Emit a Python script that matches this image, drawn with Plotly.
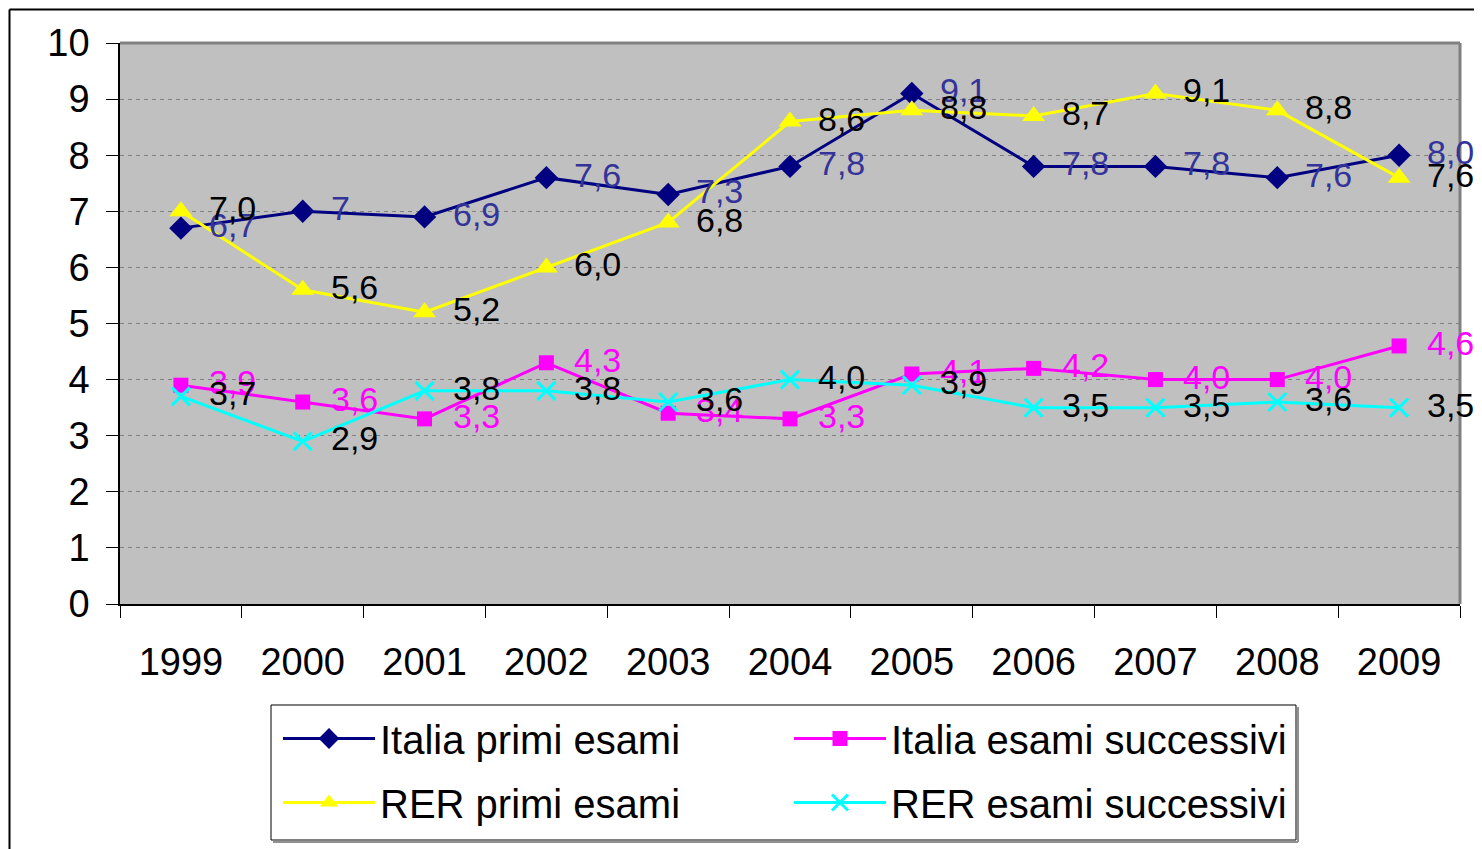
import plotly.graph_objects as go

years = ["1999", "2000", "2001", "2002", "2003", "2004", "2005", "2006", "2007", "2008", "2009"]

italia_primi = [6.7, 7.0, 6.9, 7.6, 7.3, 7.8, 9.1, 7.8, 7.8, 7.6, 8.0]
rer_primi = [7.0, 5.6, 5.2, 6.0, 6.8, 8.6, 8.8, 8.7, 9.1, 8.8, 7.6]
italia_succ = [3.9, 3.6, 3.3, 4.3, 3.4, 3.3, 4.1, 4.2, 4.0, 4.0, 4.6]
rer_succ = [3.7, 2.9, 3.8, 3.8, 3.6, 4.0, 3.9, 3.5, 3.5, 3.6, 3.5]

italia_primi_labels = ["6,7", "7", "6,9", "7,6", "7,3", "7,8", "9,1", "7,8", "7,8", "7,6", "8,0"]
rer_primi_labels = ["7,0", "5,6", "5,2", "6,0", "6,8", "8,6", "8,8", "8,7", "9,1", "8,8", "7,6"]
italia_succ_labels = ["3,9", "3,6", "3,3", "4,3", "3,4", "3,3", "4,1", "4,2", "4,0", "4,0", "4,6"]
rer_succ_labels = ["3,7", "2,9", "3,8", "3,8", "3,6", "4,0", "3,9", "3,5", "3,5", "3,6", "3,5"]

y_ticks = list(range(0, 11))

FONT = "Liberation Sans, Arial, sans-serif"

series = [
    dict(name="Italia primi esami", y=italia_primi, labels=italia_primi_labels,
         color="#000080", label_color="#333399", legend="legend",
         marker=dict(symbol="diamond", size=18, color="#000080")),
    dict(name="Italia esami successivi", y=italia_succ, labels=italia_succ_labels,
         color="#FF00FF", label_color="#FF00FF", legend="legend",
         marker=dict(symbol="square", size=15, color="#FF00FF")),
    dict(name="RER primi esami", y=rer_primi, labels=rer_primi_labels,
         color="#FFFF00", label_color="#000000", legend="legend2",
         marker=dict(symbol="triangle-up", size=20, color="#FFFF00")),
    dict(name="RER esami successivi", y=rer_succ, labels=rer_succ_labels,
         color="#00FFFF", label_color="#000000", legend="legend2",
         marker=dict(symbol="x-thin-open", size=18, color="#00FFFF",
                     line=dict(color="#00FFFF", width=3))),
]

fig = go.Figure()
annotations = []
for s in series:
    fig.add_trace(go.Scatter(
        x=years, y=s["y"], name=s["name"], mode="lines+markers",
        line=dict(color=s["color"], width=3),
        marker=s["marker"], legend=s["legend"],
    ))
    for i, (yv, lab) in enumerate(zip(s["y"], s["labels"])):
        annotations.append(dict(
            xref="x", yref="y", x=i, y=yv, text=lab, showarrow=False,
            xanchor="left", yanchor="middle",
            xshift=26, yshift=3,
            font=dict(family=FONT, size=34, color=s["label_color"]),
        ))

# figure is drawn 8px inside the page (body margin); geometry in figure px
L, R, T, B = 112, 22, 35, 245
W, H = 1474, 841
pw, ph = W - L - R, H - T - B
def px(xp):
    return (xp - L) / pw
def py(yp):
    return (H - B - yp) / ph

shapes = [
    # chart frame lines
    dict(type="line", xref="paper", yref="paper", x0=px(1.5), x1=px(W + 5), y0=py(1.5), y1=py(1.5),
         line=dict(color="#000000", width=2)),
    dict(type="line", xref="paper", yref="paper", x0=px(1.5), x1=px(1.5), y0=py(1.5), y1=py(H + 5),
         line=dict(color="#000000", width=2)),
    # plot area top/right gray border
    dict(type="line", xref="x domain", yref="y domain", x0=0, x1=1, y0=1, y1=1,
         line=dict(color="#808080", width=3)),
    dict(type="line", xref="x domain", yref="y domain", x0=1, x1=1, y0=0, y1=1,
         line=dict(color="#808080", width=3)),
    # legend box shadow + frame
    dict(type="line", xref="paper", yref="paper", x0=px(265), x1=px(1290), y0=py(834), y1=py(834),
         line=dict(color="#909090", width=2)),
    dict(type="line", xref="paper", yref="paper", x0=px(1290), x1=px(1290), y0=py(699), y1=py(834),
         line=dict(color="#909090", width=2)),
    dict(type="rect", xref="paper", yref="paper", x0=px(263), x1=px(1288), y0=py(697), y1=py(832),
         line=dict(color="#000000", width=1)),
]

legend_common = dict(
    orientation="h", xanchor="left", yanchor="top",
    bgcolor="rgba(0,0,0,0)", borderwidth=0,
    font=dict(family=FONT, size=40, color="#000000"),
    entrywidth=404, entrywidthmode="pixels", itemwidth=92,
    traceorder="normal",
)

fig.update_layout(
    width=W, height=H,
    margin=dict(l=L, r=R, t=T, b=B),
    paper_bgcolor="#FFFFFF",
    plot_bgcolor="#C0C0C0",
    font=dict(family=FONT, color="#000000"),
    showlegend=True,
    legend=dict(x=px(270), y=py(698), **legend_common),
    legend2=dict(x=px(270), y=py(762), **legend_common),
    shapes=shapes,
    xaxis=dict(
        type="category", categoryorder="array", categoryarray=years,
        range=[-0.5, 10.5], tickson="boundaries", ticks="outside", ticklen=12,
        tickcolor="#000000", tickwidth=1, showgrid=False,
        showline=True, linecolor="#000000", linewidth=1.5,
        tickfont=dict(family=FONT, size=38, color="#000000"),
        ticklabelstandoff=24,
    ),
    yaxis=dict(
        range=[0, 10], tickvals=y_ticks, ticks="outside", ticklen=12,
        tickcolor="#000000", tickwidth=1,
        showgrid=True, gridcolor="#808080", gridwidth=1, griddash="4px,4px",
        showline=True, linecolor="#000000", linewidth=1.5, zeroline=False,
        tickfont=dict(family=FONT, size=38, color="#000000"),
        ticklabelstandoff=9,
    ),
)
for a in annotations:
    fig.add_annotation(**a)

fig.write_html("out.html")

----------------------------------------

Your task:
The data should be printed again unchanged; leave its pictures out.

Result of this exercise:
Emit a Python script that matches this image, drawn with Plotly.
import plotly.graph_objects as go

years = ["1999", "2000", "2001", "2002", "2003", "2004", "2005", "2006", "2007", "2008", "2009"]

italia_primi = [6.7, 7.0, 6.9, 7.6, 7.3, 7.8, 9.1, 7.8, 7.8, 7.6, 8.0]
rer_primi = [7.0, 5.6, 5.2, 6.0, 6.8, 8.6, 8.8, 8.7, 9.1, 8.8, 7.6]
italia_succ = [3.9, 3.6, 3.3, 4.3, 3.4, 3.3, 4.1, 4.2, 4.0, 4.0, 4.6]
rer_succ = [3.7, 2.9, 3.8, 3.8, 3.6, 4.0, 3.9, 3.5, 3.5, 3.6, 3.5]

italia_primi_labels = ["6,7", "7", "6,9", "7,6", "7,3", "7,8", "9,1", "7,8", "7,8", "7,6", "8,0"]
rer_primi_labels = ["7,0", "5,6", "5,2", "6,0", "6,8", "8,6", "8,8", "8,7", "9,1", "8,8", "7,6"]
italia_succ_labels = ["3,9", "3,6", "3,3", "4,3", "3,4", "3,3", "4,1", "4,2", "4,0", "4,0", "4,6"]
rer_succ_labels = ["3,7", "2,9", "3,8", "3,8", "3,6", "4,0", "3,9", "3,5", "3,5", "3,6", "3,5"]

y_ticks = list(range(0, 11))

FONT = "Liberation Sans, Arial, sans-serif"

series = [
    dict(name="Italia primi esami", y=italia_primi, labels=italia_primi_labels,
         color="#000080", label_color="#333399", legend="legend",
         marker=dict(symbol="diamond", size=18, color="#000080")),
    dict(name="Italia esami successivi", y=italia_succ, labels=italia_succ_labels,
         color="#FF00FF", label_color="#FF00FF", legend="legend",
         marker=dict(symbol="square", size=15, color="#FF00FF")),
    dict(name="RER primi esami", y=rer_primi, labels=rer_primi_labels,
         color="#FFFF00", label_color="#000000", legend="legend2",
         marker=dict(symbol="triangle-up", size=20, color="#FFFF00")),
    dict(name="RER esami successivi", y=rer_succ, labels=rer_succ_labels,
         color="#00FFFF", label_color="#000000", legend="legend2",
         marker=dict(symbol="x-thin-open", size=18, color="#00FFFF",
                     line=dict(color="#00FFFF", width=3))),
]

fig = go.Figure()
annotations = []
for s in series:
    fig.add_trace(go.Scatter(
        x=years, y=s["y"], name=s["name"], mode="lines+markers",
        line=dict(color=s["color"], width=3),
        marker=s["marker"], legend=s["legend"],
    ))
    for i, (yv, lab) in enumerate(zip(s["y"], s["labels"])):
        annotations.append(dict(
            xref="x", yref="y", x=i, y=yv, text=lab, showarrow=False,
            xanchor="left", yanchor="middle",
            xshift=26, yshift=3,
            font=dict(family=FONT, size=34, color=s["label_color"]),
        ))

# figure is drawn 8px inside the page (body margin); geometry in figure px
L, R, T, B = 112, 22, 35, 245
W, H = 1474, 841
pw, ph = W - L - R, H - T - B
def px(xp):
    return (xp - L) / pw
def py(yp):
    return (H - B - yp) / ph

shapes = [
    # chart frame lines
    dict(type="line", xref="paper", yref="paper", x0=px(1.5), x1=px(W + 5), y0=py(1.5), y1=py(1.5),
         line=dict(color="#000000", width=2)),
    dict(type="line", xref="paper", yref="paper", x0=px(1.5), x1=px(1.5), y0=py(1.5), y1=py(H + 5),
         line=dict(color="#000000", width=2)),
    # plot area top/right gray border
    dict(type="line", xref="x domain", yref="y domain", x0=0, x1=1, y0=1, y1=1,
         line=dict(color="#808080", width=3)),
    dict(type="line", xref="x domain", yref="y domain", x0=1, x1=1, y0=0, y1=1,
         line=dict(color="#808080", width=3)),
    # legend box shadow + frame
    dict(type="line", xref="paper", yref="paper", x0=px(265), x1=px(1290), y0=py(834), y1=py(834),
         line=dict(color="#909090", width=2)),
    dict(type="line", xref="paper", yref="paper", x0=px(1290), x1=px(1290), y0=py(699), y1=py(834),
         line=dict(color="#909090", width=2)),
    dict(type="rect", xref="paper", yref="paper", x0=px(263), x1=px(1288), y0=py(697), y1=py(832),
         line=dict(color="#000000", width=1)),
]

legend_common = dict(
    orientation="h", xanchor="left", yanchor="top",
    bgcolor="rgba(0,0,0,0)", borderwidth=0,
    font=dict(family=FONT, size=40, color="#000000"),
    entrywidth=404, entrywidthmode="pixels", itemwidth=92,
    traceorder="normal",
)

fig.update_layout(
    width=W, height=H,
    margin=dict(l=L, r=R, t=T, b=B),
    paper_bgcolor="#FFFFFF",
    plot_bgcolor="#C0C0C0",
    font=dict(family=FONT, color="#000000"),
    showlegend=True,
    legend=dict(x=px(270), y=py(698), **legend_common),
    legend2=dict(x=px(270), y=py(762), **legend_common),
    shapes=shapes,
    xaxis=dict(
        type="category", categoryorder="array", categoryarray=years,
        range=[-0.5, 10.5], tickson="boundaries", ticks="outside", ticklen=12,
        tickcolor="#000000", tickwidth=1, showgrid=False,
        showline=True, linecolor="#000000", linewidth=1.5,
        tickfont=dict(family=FONT, size=38, color="#000000"),
        ticklabelstandoff=24,
    ),
    yaxis=dict(
        range=[0, 10], tickvals=y_ticks, ticks="outside", ticklen=12,
        tickcolor="#000000", tickwidth=1,
        showgrid=True, gridcolor="#808080", gridwidth=1, griddash="4px,4px",
        showline=True, linecolor="#000000", linewidth=1.5, zeroline=False,
        tickfont=dict(family=FONT, size=38, color="#000000"),
        ticklabelstandoff=9,
    ),
)
for a in annotations:
    fig.add_annotation(**a)

fig.write_html("out.html")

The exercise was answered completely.